資格と結婚が契機となり


「こころの元気+」2017年3月号への投稿より →「こころの元気+」とは

資格と結婚が契機となり / 清野さやかさん 千葉県

私は双極性障害Ⅰ型と向き合って今年で12年目になります。

大学を卒業し、塾講師となった私を襲ったうつ状態は「死にたい」と思いつめる程、重いものでしたが、そのまま放置した結果、1年後に重い躁状態となりました。

医療保護入院となり、保護室を3週間経験する等、私にとって精神科医療との「出逢い」は決してよいものではありませんでした。

今から10年前には2度目の医療保護入院を経験し、再び「自らの人権がひどく侵されている」という思いを抱きました。

「精神疾患を持っていても、自分の納得のいく医療を受け、自分の望む人生を歩みたい」という確かな願いが私の中で芽生えた時期です。

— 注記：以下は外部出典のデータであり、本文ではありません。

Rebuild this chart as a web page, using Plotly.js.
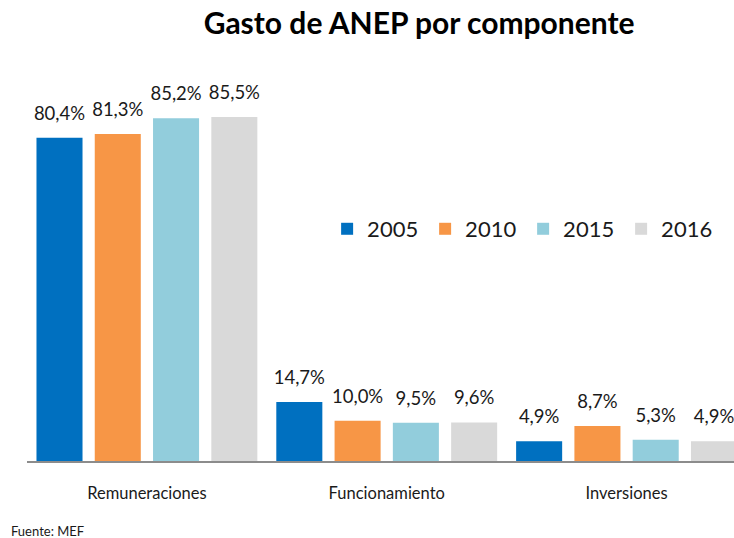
<!DOCTYPE html>
<html><head><meta charset="utf-8">
<script src="https://cdn.plot.ly/plotly-3.0.1.min.js"></script>
<style>html,body{margin:0;padding:0;background:#fff}</style>
</head><body>
<div id="chart" style="width:734px;height:538px"></div>
<script>
const categories = ["Remuneraciones", "Funcionamiento", "Inversiones"];
const years = ["2005", "2010", "2015", "2016"];
const v2005 = [80.4, 14.7, 4.9];
const v2010 = [81.3, 10.0, 8.7];
const v2015 = [85.2, 9.5, 5.3];
const v2016 = [85.5, 9.6, 4.9];
const seriesValues = [v2005, v2010, v2015, v2016];
const colors = ["#0070C0", "#F79646", "#92CDDC", "#D9D9D9"];

const FONT = "Lato, 'Open Sans', sans-serif";
const fmt = v => v.toFixed(1).replace(".", ",") + "%";

const traces = [];
years.forEach((y, i) => {
  traces.push({
    type: "bar", name: y, x: categories, y: seriesValues[i],
    marker: {color: colors[i]}, hoverinfo: "skip",
    offsetgroup: "b" + i, alignmentgroup: "bars"
  });
});
years.forEach((y, i) => {
  traces.push({
    type: "scatter", mode: "markers+text", showlegend: false, x: categories, y: seriesValues[i],
    orientation: "v", offsetgroup: "s" + i, alignmentgroup: "labels",
    text: seriesValues[i].map(fmt), textposition: "top center",
    marker: {size: 20, opacity: 0},
    textfont: {family: FONT, size: 18.5, color: "#1a1a1a"},
    cliponaxis: false, hoverinfo: "skip"
  });
});

const layout = {
  width: 734, height: 538,
  margin: {l: 27, r: 0, t: 60, b: 77},
  paper_bgcolor: "#fff", plot_bgcolor: "#fff",
  barmode: "group", scattermode: "group",
  bargap: 0.028, bargroupgap: 0.21, scattergap: 0.028,
  title: {text: "<b>Gasto de ANEP por componente</b>", font: {family: FONT, size: 30, color: "#000"},
          x: 0.571, xref: "container", xanchor: "center", y: 0.956, yref: "container", yanchor: "middle"},
  xaxis: {range: [-0.5, 2.448], showline: true, linecolor: "#8c8c8c", linewidth: 2,
          ticks: "", showgrid: false, zeroline: false, ticklabelstandoff: 16,
          tickfont: {family: FONT, size: 16.5, color: "#1a1a1a"}, fixedrange: true},
  yaxis: {range: [0, 99.7], visible: false, showgrid: false, zeroline: false, fixedrange: true},
  showlegend: true,
  legend: {orientation: "h", x: 0.4245, xanchor: "left", y: 0.5786, yanchor: "middle",
           font: {family: FONT, size: 22, color: "#1a1a1a"}, entrywidth: 53, bgcolor: "rgba(0,0,0,0)",
           traceorder: "normal"},
  annotations: [{text: "Fuente: MEF", xref: "paper", yref: "paper", x: -0.025, y: -0.174,
                 xanchor: "left", yanchor: "middle", showarrow: false,
                 font: {family: FONT, size: 13, color: "#1a1a1a"}}]
};
Plotly.newPlot("chart", traces, layout, {displayModeBar: false, staticPlot: true});
</script>
</body></html>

2度の入院で計5ヶ月を精神科病院で過ごした私にとって、「隔離」や「拘束」、「厳しいルール」が精神疾患にとって、一律に有益なものであるとは、とても思えませんでした。

そんな思いを強く持ちながらも、実家暮らしの私にとって、家族との関係性の中で、様々な苦労があり、「自分らしい人生」を謳歌するだけの余裕や状況とはまだ程遠いところにいました。魚焼きグリルを用いて魚を焼くことも、灯油の交換をすることも、母親からは危険視され、実家にいる間はそれらの作業に取り組ませてもらうことができませんでした。また障害者手帳取得や自立支援医療利用についても、母親の反対が続き、活用するまでには、長い年月がかかりました。

そんな私の人生を変える大きな契機がありました。

1つ目は「精神保健福祉士」資格取得です。

資格取得前より、精神保健福祉の分野で既にボランティアや仕事を始めていましたが、資格取得までの過程において、自身の心身コントロールや他者理解をする上で、大変多くのことを学び、また素晴らしい「出逢い」にも恵まれました。「当事者経験のある精神保健福祉士」という強みのある支援者となったことは、働く上での自信にも繋がりました。

2つ目の契機は「結婚」です。

仕事や人生を見直す為に出かけた長野ひとり旅において、古民家で働く旦那さんと知り合いました。知り合って半年、付き合って2ヶ月で結婚した私たちでしたが、長い親友のような関係性が今も続いています。家事は苦手だと実家の家族からは思われていましたが、掃除も洗濯も料理もとても楽しく、仕事との両立も今では無理なくできています。

「自分らしい人生」を謳歌し、「私たちらしい人生」を歩み始めた今を心より幸せに思います。